# Rome: A History of the Eternal City - BBC



## Brian G Turner (Jul 25, 2015)

Just watched the first episode of this - very good program with a strong pace, full of information and great scenic shots, without simply re-treading the same tired old spiel.

Would definitely recommend anyone with an interest in Roman history watch this while it's on. As of this posting, there are 12 days left to watch it on iPlayer:

http://www.bbc.co.uk/programmes/b01p65l8


----------



## Vertigo (Jul 27, 2015)

I watched all three episodes and found it fascinating; an interesting and unusual way of looking at the History of Rome


----------



## Ray McCarthy (Jul 27, 2015)

I should pay more attention to TV schedules.


----------



## Venusian Broon (Jul 27, 2015)

Ray McCarthy said:


> I should pay more attention to TV schedules.

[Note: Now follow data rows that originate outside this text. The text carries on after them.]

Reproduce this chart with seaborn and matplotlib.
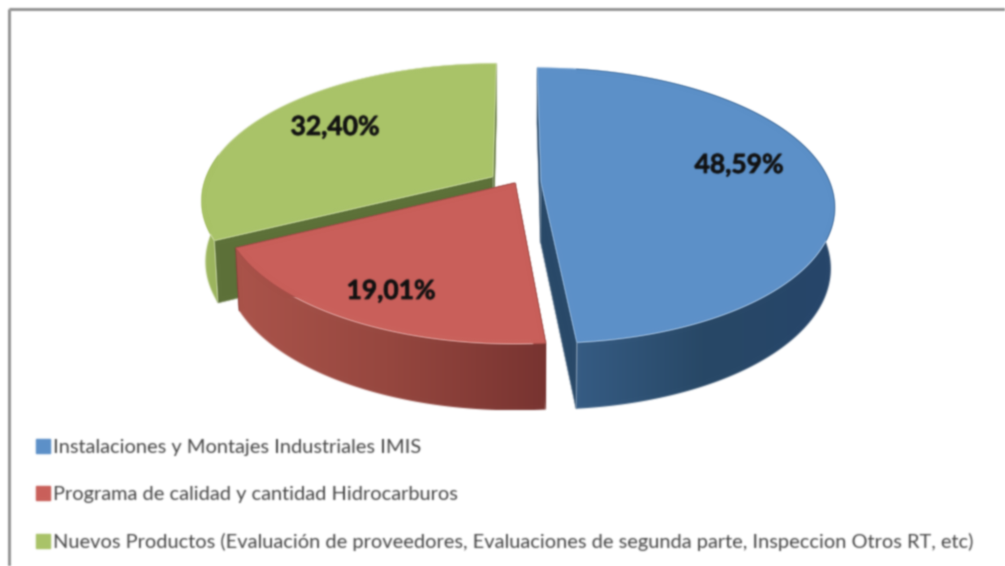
import numpy as np
import seaborn as sns
import matplotlib.pyplot as plt
import matplotlib.patheffects as pe
from matplotlib.patches import Patch, Polygon

# Data
categories = ['Instalaciones y Montajes Industriales IMIS',
              'Programa de calidad y cantidad Hidrocarburos',
              'Nuevos Productos (Evaluación de proveedores, Evaluaciones de segunda parte, Inspeccion Otros RT, etc)']
values = [48.59, 19.01, 32.40]
explode = [0.09, 0.0, 0.09]

# Colours: top face, rim gradient (left to right), cut wall
top_colors = ['#5c90c8', '#c9605a', '#a9c368']
rim_colors = [['#365c84', '#284866', '#26456a'],
              ['#ab544b', '#96473f', '#783431'],
              ['#a6bf65', '#9cb55e', '#9cb55e']]
cut_colors = ['#284868', '#7a3431', '#5c7038']

# Projection of the pie in pixels, the centre is the un-exploded apex
CX, CY = 515, 183
A, B, K = 289, 134, 0.167
DEPTH = 60
label_pos = [(739, 165), (391, 291), (335, 127)]

sns.set_theme(style='white')
plt.rcParams['font.family'] = ['Lato', 'DejaVu Sans']

fig, ax = plt.subplots(figsize=(10.05, 5.66), dpi=100)
fig.subplots_adjust(0, 0, 1, 1)
ax.set_axis_off()


def soften(img, dpi, sigma=0.9, pad=4):
    # the reference is a blurry screenshot, so blur every mark a little
    kernel = np.exp(-0.5 * (np.arange(-pad, pad + 1) / sigma) ** 2)
    kernel /= kernel.sum()
    img = np.pad(img, ((pad, pad), (pad, pad), (0, 0)))
    alpha = img[..., 3:]
    stack = np.concatenate([img[..., :3] * alpha, alpha], axis=2)
    for axis in [0, 1]:
        stack = np.apply_along_axis(np.convolve, axis, stack, kernel, mode='same')
    out = stack.copy()
    out[..., :3] = stack[..., :3] / np.maximum(stack[..., 3:], 1e-6)
    return np.clip(out, 0, 1), -pad, -pad


def project(px, py, lower=False):
    # perspective view of a point of the unit circle plane
    w = 1 + K * py
    if lower:
        return CX + 0.988 * A * px / w, CY + DEPTH - 1.04 * B * py / w
    return CX + A * px / w, CY - B * py / w


def slice_points(start, end, ex):
    # angles run clockwise from the top of the pie
    mid = np.radians((start + end) / 2)
    ox, oy = ex * np.sin(mid), ex * np.cos(mid)
    t = np.radians(np.linspace(start, end, 200))
    return ox, oy, ox + np.sin(t), oy + np.cos(t)


def draw_slice(start, end, ex, top, rim, cut):
    ox, oy, xs, ys = slice_points(start, end, ex)
    ux, uy = project(xs, ys)
    lx, ly = project(xs, ys, lower=True)
    ax0, ay0 = project(ox, oy)
    bx0, by0 = project(ox, oy, lower=True)

    # cut walls
    for i in [0, -1]:
        ax.fill([ax0, ux[i], lx[i], bx0], [ay0, uy[i], ly[i], by0], color=cut, lw=0.3, zorder=2)

    # rim with a horizontal gradient, clipped to the wall shape
    wall_x = np.r_[ux, lx[::-1]]
    wall_y = np.r_[uy, ly[::-1]]
    clip = Polygon(np.c_[wall_x, wall_y], closed=True, transform=ax.transData, fc='none', ec='none')
    ax.add_patch(clip)
    front = ys < 0.15
    x0, x1 = wall_x[np.r_[front, front[::-1]]].min(), wall_x[np.r_[front, front[::-1]]].max()
    im = ax.imshow(np.linspace(0, 1, 256)[None, :], cmap=sns.blend_palette(rim, as_cmap=True),
                   extent=(x0, x1, wall_y.max(), wall_y.min()), aspect='auto', zorder=3)
    im.set_clip_path(clip)

    # top face
    ax.fill(np.r_[ax0, ux], np.r_[ay0, uy], color=top, lw=0.3, zorder=4)


angles = np.cumsum([0] + values) * 3.6
for i in [2, 0, 1]:
    draw_slice(angles[i], angles[i + 1], explode[i], top_colors[i], rim_colors[i], cut_colors[i])

for v, (lx, ly) in zip(values, label_pos):
    ax.text(lx, ly, f'{v:.2f}%'.replace('.', ','), ha='center', va='center', fontsize=19,
            fontweight='bold', color='#111111', zorder=6,
            path_effects=[pe.withStroke(linewidth=0.5, foreground='#111111')])

# Frame, only top and left
ax.hlines(9, 9, 1005, color='#8c8c8c', lw=2)
ax.vlines(9, 9, 566, color='#8c8c8c', lw=2)

ax.set_xlim(0, 1005)
ax.set_ylim(566, 0)

handles = [Patch(color=c, label=l) for c, l in zip(top_colors, categories)]
leg = ax.legend(handles=handles, loc='lower left', bbox_to_anchor=(36 / 1005, 15 / 566), frameon=False,
                prop={'size': 14.45}, labelcolor='#454545', handlelength=0.7, handleheight=0.7,
                handletextpad=0.15, labelspacing=1.5, borderpad=0, borderaxespad=0)

for artist in ax.get_children():
    if artist in ax.spines.values() or artist is ax.patch:
        continue
    artist.set_agg_filter(soften)

fig.savefig('out.png', dpi=100)
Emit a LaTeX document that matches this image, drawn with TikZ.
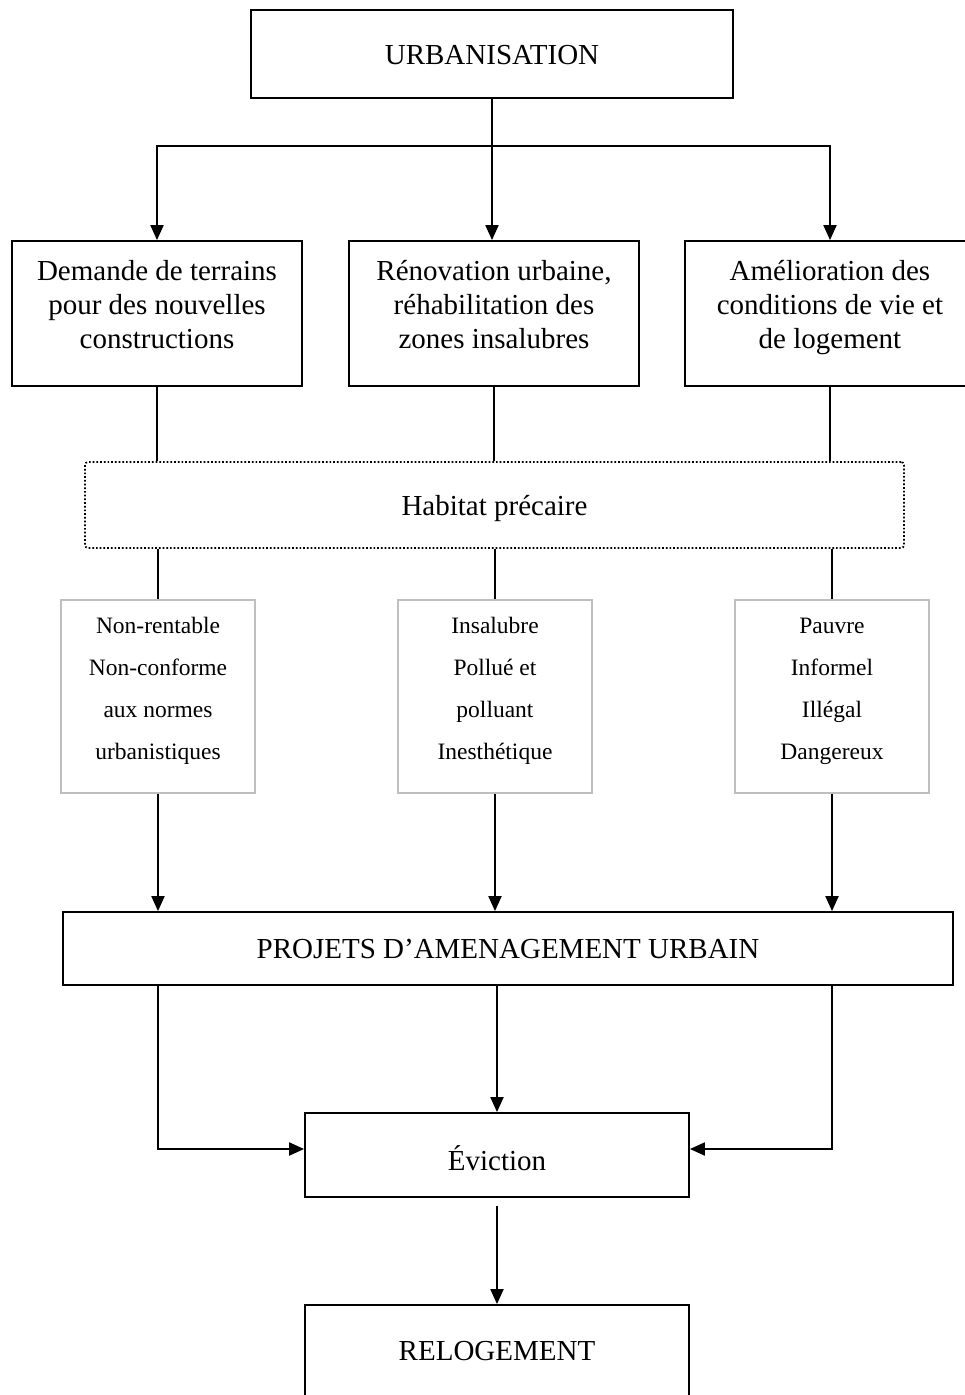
\documentclass[tikz,border=0pt]{standalone}
\usepackage{fontspec}
\setmainfont{Liberation Serif}
\usetikzlibrary{arrows.meta}
\tikzset{
  box/.style={draw, line width=1.8pt, inner sep=0pt},
  hatch/.style={draw, line width=1.7pt, dotted, rounded corners=3pt, inner sep=0pt},
  softbox/.style={draw=black!25, line width=1.3pt, inner sep=0pt},
  bigtxt/.style={font=\fontsize{29}{34}\selectfont, align=center, inner sep=0pt},
  smalltxt/.style={font=\fontsize{23.5}{42}\selectfont, align=center, inner sep=0pt},
  link/.style={line width=2pt},
  arrow/.style={line width=2pt, -{Triangle[length=15pt,width=13pt]}},
}
\begin{document}
\begin{tikzpicture}[x=1pt,y=-1pt]
\useasboundingbox (0,0) rectangle (964,1395);

% top level
\node[box, minimum width=482pt, minimum height=88pt] (urb) at (492,54) {};
\node[bigtxt] (urbt) at (492,55) {URBANISATION};

% three causes
\node[box, minimum width=290pt, minimum height=145pt] (d1) at (157,313.5) {};
\node[bigtxt] (d1t) at (157,305) {Demande de terrains\\pour des nouvelles\\constructions};
\node[box, minimum width=290pt, minimum height=145pt] (d2) at (494,313.5) {};
\node[bigtxt] (d2t) at (494,305) {Rénovation urbaine,\\réhabilitation des\\zones insalubres};
\node[box, minimum width=290pt, minimum height=145pt] (d3) at (830,313.5) {};
\node[bigtxt] (d3t) at (830,308) {Amélioration des\\conditions de vie et\\de logement};

% precarious housing
\node[hatch, minimum width=819pt, minimum height=86pt] (hab) at (494.5,505) {};
\node[bigtxt] (habt) at (494.5,508) {Habitat précaire};

% qualifiers
\node[softbox, minimum width=194pt, minimum height=193pt] (g1) at (158,696.5) {};
\node[smalltxt] (g1t) at (158,691) {Non-rentable\\Non-conforme\\aux normes\\urbanistiques};
\node[softbox, minimum width=194pt, minimum height=193pt] (g2) at (495,696.5) {};
\node[smalltxt] (g2t) at (495,691) {Insalubre\\Pollué et\\polluant\\Inesthétique};
\node[softbox, minimum width=194pt, minimum height=193pt] (g3) at (832,696.5) {};
\node[smalltxt] (g3t) at (832,691) {Pauvre\\Informel\\Illégal\\Dangereux};

% projects, eviction, rehousing
\node[box, minimum width=890pt, minimum height=73pt] (proj) at (508,948.5) {};
\node[bigtxt] (projt) at (508,949) {PROJETS D’AMENAGEMENT URBAIN};
\node[box, minimum width=384pt, minimum height=84pt] (ev) at (497,1155) {};
\node[bigtxt] (evt) at (497,1158) {Éviction};
\node[box, minimum width=384pt, minimum height=120pt] (rel) at (497,1365) {};
\node[bigtxt] (relt) at (497,1351) {RELOGEMENT};

% branching from the top
\coordinate (hub) at (492,146);
\draw[link] (urb.south) -- (hub);
\draw[arrow] (hub) -- (hub |- d2.north);
\draw[arrow] (hub) -| (d1.north);
\draw[arrow] (hub) -| (d3.north);

% causes to precarious housing
\draw[link] (d1.south) -- (d1.south |- hab.north);
\draw[link] (d2.south) -- (d2.south |- hab.north);
\draw[link] (d3.south) -- (d3.south |- hab.north);

% precarious housing to qualifiers
\draw[link] (hab.south -| g1.north) -- (g1.north);
\draw[link] (hab.south -| g2.north) -- (g2.north);
\draw[link] (hab.south -| g3.north) -- (g3.north);

% qualifiers to projects
\draw[arrow] (g1.south) -- (g1.south |- proj.north);
\draw[arrow] (g2.south) -- (g2.south |- proj.north);
\draw[arrow] (g3.south) -- (g3.south |- proj.north);

% projects to eviction
\draw[arrow] (proj.south -| g1.south) |- ([yshift=6pt]ev.west);
\draw[arrow] (proj.south -| ev.north) -- (ev.north);
\draw[arrow] (proj.south -| g3.south) |- ([yshift=6pt]ev.east);

% eviction to rehousing
\draw[arrow] ([yshift=-8pt]ev.south) -- (rel.north);
\end{tikzpicture}
\end{document}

It first came on years ago - BBC4 will no doubt be broadcasting it again in the next six months


----------



## Venusian Broon (Jul 28, 2015)

For those that like the format and the historian that did the Rome series, Simon Sebag-Montefiore, BBC4 are repeating his three part series on Byzantium: A tale of three cities. Which I quite enjoyed when it came out. It's on late at 12.30 am unfortunately, but then if it's on, I'm sure it will be available on iplayer tomorrow.


----------



## Ray McCarthy (Jul 28, 2015)

PVR is better quality and less strenuous on the Download cap. 

EDIT:
I set the Humax PVR to record the Series as well as something on Egypt. So much handier than my PC based Media System.


----------



## Brian G Turner (Jul 29, 2015)

Venusian Broon said:


> BBC4 are repeating his three part series on Byzantium: A tale of three cities



Ooh!! I'll definitely have to watch that! 
http://www.bbc.co.uk/programmes/b03l2shc


----------



## svalbard (Jul 29, 2015)

Venusian Broon said:


> For those that like the format and the historian that did the Rome series, Simon Sebag-Montefiore, BBC4 are repeating his three part series on Byzantium: A tale of three cities. Which I quite enjoyed when it came out. It's on late at 12.30 am unfortunately, but then if it's on, I'm sure it will be available on iplayer tomorrow.



I have Simon's book on Jerusalem which I would highly recommend to anyone interested in the story of that city.


----------